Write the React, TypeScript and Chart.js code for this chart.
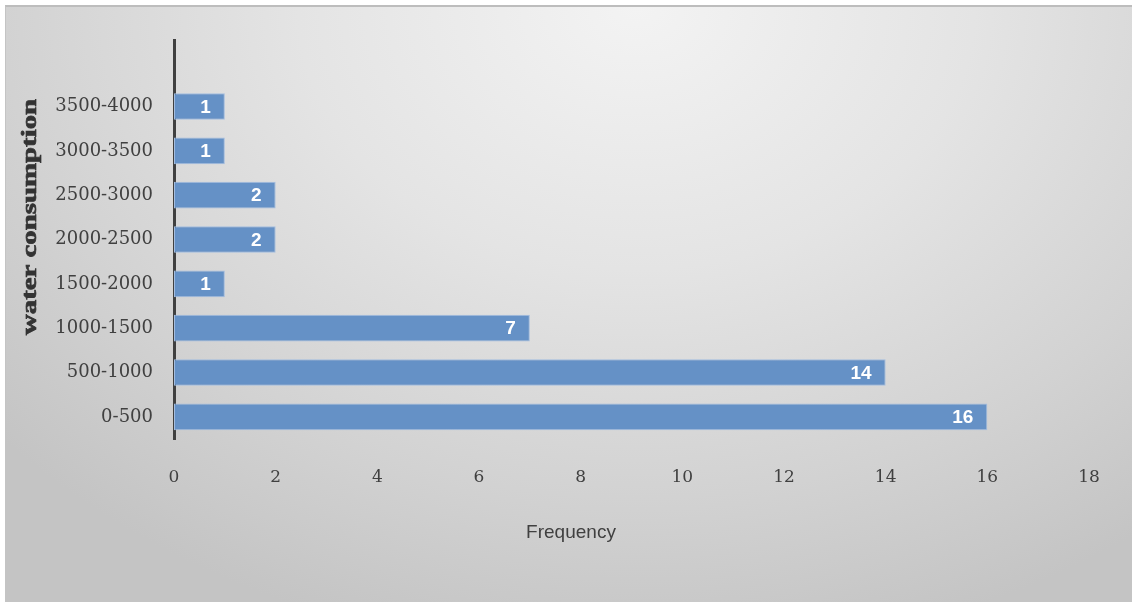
^^^^
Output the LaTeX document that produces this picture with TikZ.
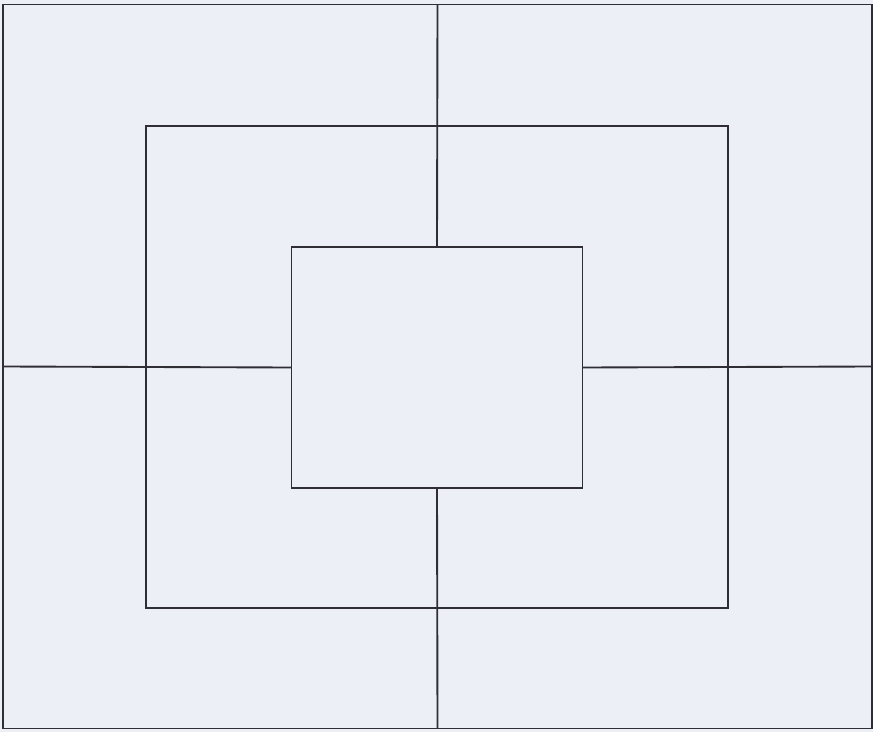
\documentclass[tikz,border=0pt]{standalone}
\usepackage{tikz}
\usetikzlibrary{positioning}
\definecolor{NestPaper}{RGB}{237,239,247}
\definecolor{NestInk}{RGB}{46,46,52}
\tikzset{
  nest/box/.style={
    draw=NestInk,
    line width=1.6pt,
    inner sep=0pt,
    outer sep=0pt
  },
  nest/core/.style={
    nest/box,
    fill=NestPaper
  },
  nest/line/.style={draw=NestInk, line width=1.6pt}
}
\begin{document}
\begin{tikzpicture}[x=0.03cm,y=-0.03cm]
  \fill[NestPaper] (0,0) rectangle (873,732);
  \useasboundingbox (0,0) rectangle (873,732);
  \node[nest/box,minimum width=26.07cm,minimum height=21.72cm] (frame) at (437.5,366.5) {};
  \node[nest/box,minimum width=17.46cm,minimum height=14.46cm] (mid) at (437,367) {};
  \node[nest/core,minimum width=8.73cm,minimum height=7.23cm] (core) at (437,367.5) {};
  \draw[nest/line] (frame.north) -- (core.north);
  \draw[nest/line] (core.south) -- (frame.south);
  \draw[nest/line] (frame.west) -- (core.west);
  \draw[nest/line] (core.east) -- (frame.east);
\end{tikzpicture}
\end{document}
^^^^
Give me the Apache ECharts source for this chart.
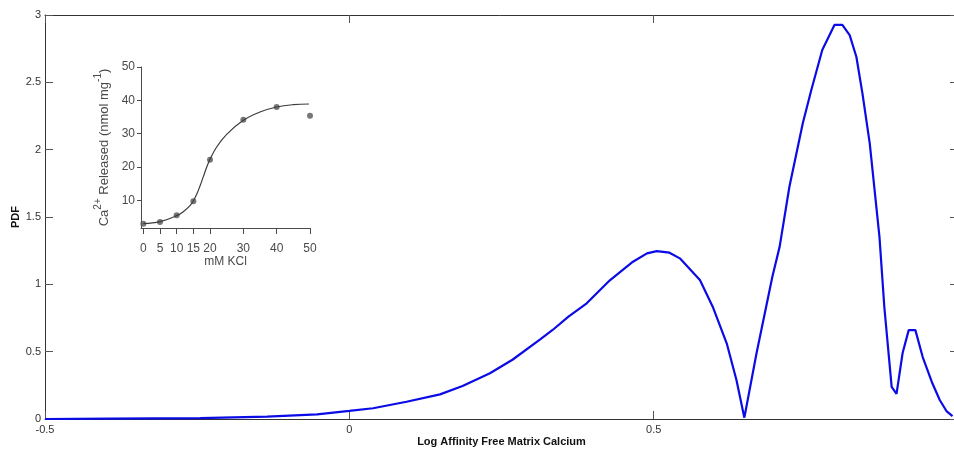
^^^^
■ **Given task**
Point out every line holding the string "chart" and copy it.

■ **Result of this task**
Write the React, TypeScript and Chart.js code for this chart.
Give me the Apache ECharts source for this chart.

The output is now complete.